Silver Sparrow, like all of Jones’ novels, is set in Atlanta, her hometown and also Martin Luther King’s. I asked if she could explain its significance in her work. “When I was starting out, I wrote about Atlanta because it was what I knew, it was my hometown. But I’ve lived in 15 different cities since university. I call it the ‘pogo stick life of the emerging writer’, you are just going from position to position, trying to establish yourself. I noticed there were so many misconceptions about the American South. It’s so associated with African American misery. When I lived in New York and people found out I was from Georgia, people acted like I had got to New York via the Underground Railroad [the network of secret routes and safe houses used by enslaved African-Americans during the 19th century to escape into free states.] But Atlanta is a big vibrant city and it’s also a hub of African American middle class life.

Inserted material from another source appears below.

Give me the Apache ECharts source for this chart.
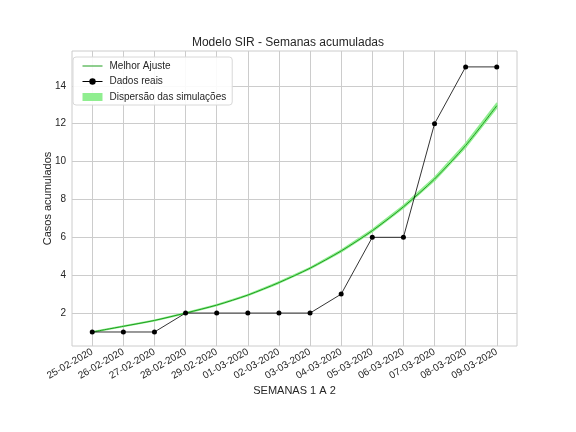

When I was growing up, all my teachers, my doctor, my dentist were black. I never felt being black was limiting in any way. Anything I could imagine doing, I assumed that black people were doing it. That’s what Atlanta gave me – the sense of not being a minority. That is the world I know and write about and it has turned out to be unique in the States and also, in European countries it has become kind of a niche, but when I was writing about it, it just felt like the world.”
It feels important that the characters in Jones’ novels are not coincidentally black. In An American Marriage, Roy ends up in prison precisely because he is black. “Laverne’s beauty shop is also a distinctly black and it’s important to me to think about experiences that are uniquely black but not tragically black,” Jones explains.
We talk about the fathers in her novels. “It’s a coincidence that these fathers who are sometimes loveable, sometimes stern, sometimes unreasonable and sometimes indulgent undermine the stereotype of black fatherhood. I don’t write to undermine the stereotype, I write to tell the truth and that necessarily undermines the stereotypes. I was interested in the way masculinity is handed down the generations. I feel that the men in both of these novels are scrambling around to figure out what is their role in a changing world. But they all sometimes get frustrated and just want their power back!”
In An American Marriage, I was astonished that Roy feels he deserves a medal for not forcing himself on his wife Celestial, when he is released from prison. “But people feel like that when they come to the readings! It’s like feminism is seen as something that should happen in the good times. And Roy has suffered so much due to his incarceration that people feel he is entitled to the spoils of patriarchy and that’s where feminism gets very tricky intersectionally because there is a sense in which racism has deprived black men of their rightful patriarchy and the least you could do is to restore it to him.”
There’s one last thing I want to ask Jones about: the dynamic between women in her work, which the men in her books don’t really seem to understand.
“I just think that’s the truth. I think that men think we are mysterious and perhaps we are. I think women have an interior life and a life between them that men are not privy to,” she says, smiling.